Le società democratiche, ma non libere, possono essere ricche, raffinate, ornate, anche magnifiche, potenti per il peso della loro massa omogenea; vi si possono ritrovare doti individuali, buoni padri di famiglia, onesti commercianti, e proprietari stimabilissimi; vi si troveranno pure dei buoni cristiani [...]; ma ciò che non si vedrà mai, oso affermarlo, in simili società, sono i grandi cittadini, e soprattutto un grande popolo; né temo di asserire che il comune livello delle menti e degli animi mai non s' arresterà nel suo abbassamento, fino a che l' uguaglianza e il dispotismo andranno assieme congiunti."
Dopo Tocqueville, il dibattito non ha più riguardato tanto l' essenza filosofico-politica della democrazia, ma le forme giuridiche e le condizioni materiali che consentono ai sistemi politici di salvaguardare i principi costituzionali e democratici formulati da Montesquieu e da Tocqueville e, al tempo stesso, la necessità di razionalizzare le decisioni, e quindi la produttività politica dei sistemi.

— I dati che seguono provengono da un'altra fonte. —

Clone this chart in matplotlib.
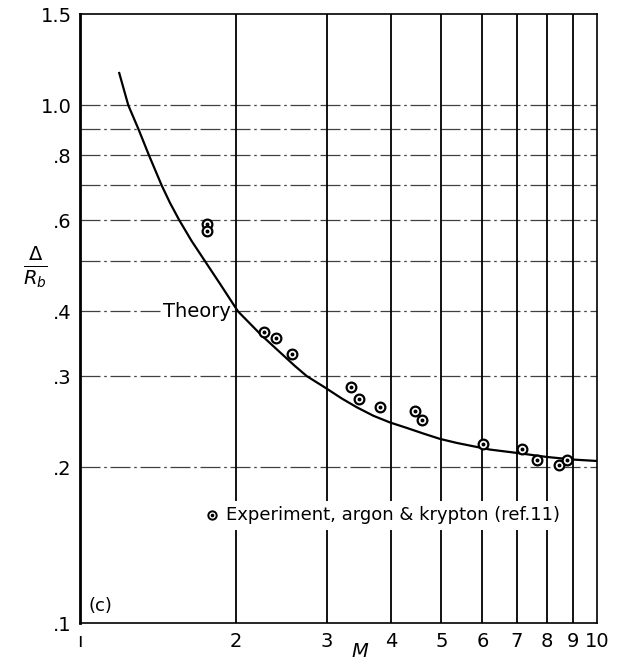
import numpy as np
from matplotlib import pyplot as plt
from matplotlib.ticker import FixedLocator, NullLocator, NullFormatter

plt.rcParams['font.family'] = ['DejaVu Sans']
plt.rcParams['mathtext.fontset'] = 'dejavusans'

# theory curve (M, Delta/R_b)
theory_M = [1.191, 1.240, 1.297, 1.360, 1.439, 1.493, 1.556, 1.644, 1.745, 1.866,
            2.021, 2.242, 2.602, 2.745, 2.978, 3.208, 3.43, 3.693, 3.978, 4.284,
            4.613, 4.97, 5.354, 5.765, 6.209, 7.0, 8.0, 9.0, 10.0]
theory_d = [1.154, 1.0, 0.9, 0.8, 0.7, 0.648, 0.6, 0.547, 0.5, 0.452,
            0.4, 0.360, 0.314, 0.300, 0.2851, 0.2716, 0.2612, 0.2515, 0.2441, 0.2383,
            0.2324, 0.2269, 0.2229, 0.2196, 0.2164, 0.2132, 0.2094, 0.207, 0.2057]

# experiment, argon & krypton (ref. 11)
exp_M = [1.76, 1.76, 2.27, 2.39, 2.57, 3.34, 3.46, 3.80, 4.45, 4.59,
         6.03, 7.15, 7.64, 8.44, 8.76]
exp_d = [0.589, 0.571, 0.365, 0.356, 0.331, 0.286, 0.271, 0.261, 0.257, 0.2465,
         0.2216, 0.2167, 0.207, 0.2018, 0.207]

x_ticks = [1, 2, 3, 4, 5, 6, 7, 8, 9, 10]
x_labels = ['ı', '2', '3', '4', '5', '6', '7', '8', '9', '10']
y_ticks = [0.1, 0.2, 0.3, 0.4, 0.6, 0.8, 1.0, 1.5]
y_labels = ['.1', '.2', '.3', '.4', '.6', '.8', '1.0', '1.5']
y_grid = [0.2, 0.3, 0.4, 0.5, 0.6, 0.7, 0.8, 0.9, 1.0]
x_grid = [2, 3, 4, 5, 6, 7, 8, 9]

fig = plt.figure(figsize=(6.2, 6.68), dpi=100)
ax = fig.add_axes([0.129, 0.067, 0.834, 0.912])
ax.set_xscale('log')
ax.set_yscale('log')
ax.set_xlim(1, 10)
ax.set_ylim(0.1, 1.5)

for yv in y_grid:
    ax.axhline(yv, color='0.25', lw=0.9, ls=(0, (16, 3, 2, 3)), zorder=1)
for xv in x_grid:
    ax.axvline(xv, color='black', lw=1.3, zorder=1)

ax.plot(theory_M, theory_d, color='black', lw=1.6, zorder=3,
        solid_joinstyle='round')
ax.plot(exp_M, exp_d, ls='none', marker='o', ms=7, mfc='white', mec='black',
        mew=1.6, zorder=4)
ax.plot(exp_M, exp_d, ls='none', marker='o', ms=1.8, mfc='black', mec='black',
        zorder=5)

ax.text(1.447, 0.4, 'Theory', fontsize=14, ha='left', va='center', zorder=2,
        bbox=dict(facecolor='white', edgecolor='none', pad=1))
ax.plot([1.80], [0.1616], ls='none', marker='o', ms=6, mfc='white', mec='black',
        mew=1.4, zorder=6)
ax.plot([1.80], [0.1616], ls='none', marker='o', ms=1.6, mfc='black', mec='black',
        zorder=7)
ax.text(1.92, 0.1616, 'Experiment, argon & krypton (ref.11)', fontsize=13,
        ha='left', va='center', zorder=2,
        bbox=dict(facecolor='white', edgecolor='none', pad=4))
ax.text(1.04, 0.108, '(c)', fontsize=13, ha='left', va='center')

ax.xaxis.set_major_locator(FixedLocator(x_ticks))
ax.xaxis.set_minor_locator(NullLocator())
ax.xaxis.set_minor_formatter(NullFormatter())
ax.set_xticklabels(x_labels)
ax.yaxis.set_major_locator(FixedLocator(y_ticks))
ax.yaxis.set_minor_locator(NullLocator())
ax.yaxis.set_minor_formatter(NullFormatter())
ax.set_yticklabels(y_labels)
ax.tick_params(length=0, labelsize=14, pad=6)

for s in ax.spines.values():
    s.set_linewidth(1.2)
ax.spines['left'].set_linewidth(2)

fig.text(0.581, 0.024, r'$M$', fontsize=14, ha='center', va='center')
fig.text(0.057, 0.600, r'$\frac{\Delta}{R_b}$', fontsize=20, ha='center', va='center')

fig.savefig('out.png', dpi=100)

Con l' eccezione di pensatori isolati (come Hannah Arendt), il dibattito sulla democrazia include sempre più spesso problemi pratico-dinamicicome il mutamento, il consenso, il ricambio delle élites, le procedure decisionali, e sempre meno la natura della democrazia diretta; oppure il concetto di "democrazia internazionale" che si riferisce alla democrazia come oggetto di rilevanza e interesse internazionali o planetari e la democratizzazione dei rapporti internazionali.